Memoar - Nurmita (ID)

Halo, saya Nurmita, usia 25 tahun, saya berprofesi sebagai karyawan swasta. Saya berasal dari Kabupaten Mamuju dan bersuku Mandar.

Berbicara tentang pengungsi, saya sudah tau hal tersebut sejak tahun 2014. Di sekitar rumah saya, ada anak-anak pengungsi yang sering datang ke pondokan. Mereka datang untuk menjual makanan dan belajar, yang kebanyakan difasilitasi oleh teman-teman yang tinggal di pondokan. Sebenarnya interaksi kami hanya sebatas pada hal itu saja. Tapi tahun ini saya bertemu dengan pengungsi dalam sebuah klub Muay Thai. Mereka berasal dari negara yang beragam, seperti Afghanistan, Iran, dan Myanmar. Kami sering bertukar cerita tentang negara kami masing-masing. Saya berbagi cerita tentang budaya Indonesia, dan mereka tentang budaya mereka. Dan yang paling seru ketika kami bicara tentang makanan khas dari negara masing-masing. Dari situ kami akhirnya jadi saling kenal.

Sampai sekarang, masih ada pandangan masyarakat yang kurang tepat tentang para pengungsi.  Sebelumnya, saya juga pernah beranggapan kalau para pengungsi disini hanya bisa menambah kuota penduduk di Indonesia. Tapi, setelah saya berinteraksi dengan mereka, berbagi cerita tentang kehidupan, sekarang saya paham alasan mengapa mereka bisa berada di sini.

Terlepas dari alasan mereka menjadi pengungsi, saya sangat senang bisa berbagi dengan mereka. Terutama ketika mereka mengajarkan saya bahasa yang mereka gunakan. Ada juga pengungsi yang bisa menirukan logat Makassar. Saya cukup tersanjung melihat mereka mampu beradaptasi dengan bahasa disini. Semangat para pengungsi untuk belajar bahasa Indonesia cukup menarik perhatian saya. Mereka belajar dengan mendengarkan orang-orang sekitarnya. Hal ini mereka lakukan agar mudah untuk berinteraksi dengan masyarakat lokal.
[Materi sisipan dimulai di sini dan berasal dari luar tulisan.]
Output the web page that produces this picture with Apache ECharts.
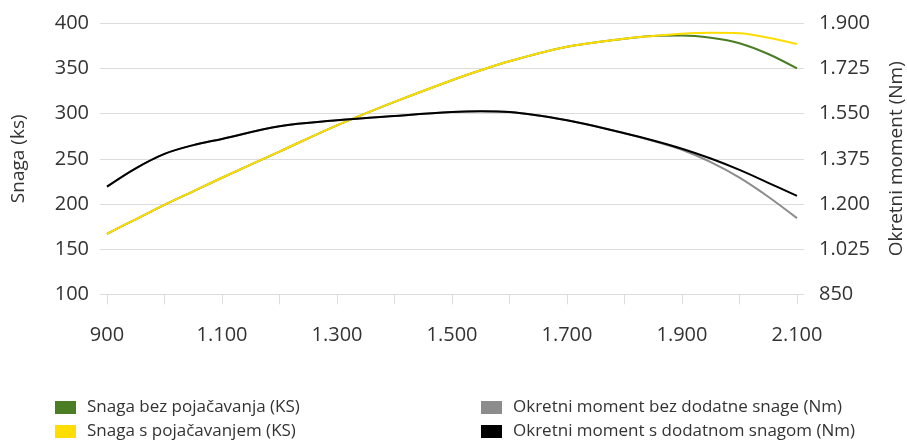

Kalau pengungsi Rohingya, saya cuma pernah dengar dari berita aja. Saya tidak tahu pasti bagaimana keadaan mereka. Tapi yang saya tahu mereka ditolak oleh beberapa negara, dan mungkin salah satu negara yang menerima mereka adalah Indonesia. Pengungsi yang saya temui di sini juga bukan pengungsi Rohingya, sejujurnya justru saya tidak pernah mendengar dari media tentang pengungsi dari Iran atau Afghanistan.

Kadang saya pun berpikir tentang tanah air. Bagi saya, tanah air adalah jati diri, yang mana merupakan hal yang sangat penting bagi generasi muda seperti saya. Di Indonesia sendiri, identitas itu penting, karena beberapa hal perlu identitas. Hal ini juga yang menjadi pembeda antara kita dengan pengungsi yang tidak memiliki kewarganegaraan. Mungkin saya akan sangat sedih jika mengalami hal serupa seperti mereka dan harus meninggalkan tanah air. Karena saya harus berpisah dengan keluarga dan teman-teman. Lebih parahnya lagi, saya harus beradaptasi lagi dengan tempat pengungsian tersebut, dan pastinya akan ada kendala-kendala di tempat itu, dan salah satunya adalah kendala bahasa.

Sejujurnya saya kurang paham tentang usaha pemerintah Indonesia menangani masalah pengungsi. Dan saya juga tidak mencari tahu bagaimana kondisi pengungsi dan langkah pemerintah terkait hal ini. Tapi saya sangat berharap agar pemerintah dan para pihak yang terlibat dapat sesegera mungkin memberi kepastian kepada para pengungsi yang sudah cukup lama berada di Indonesia.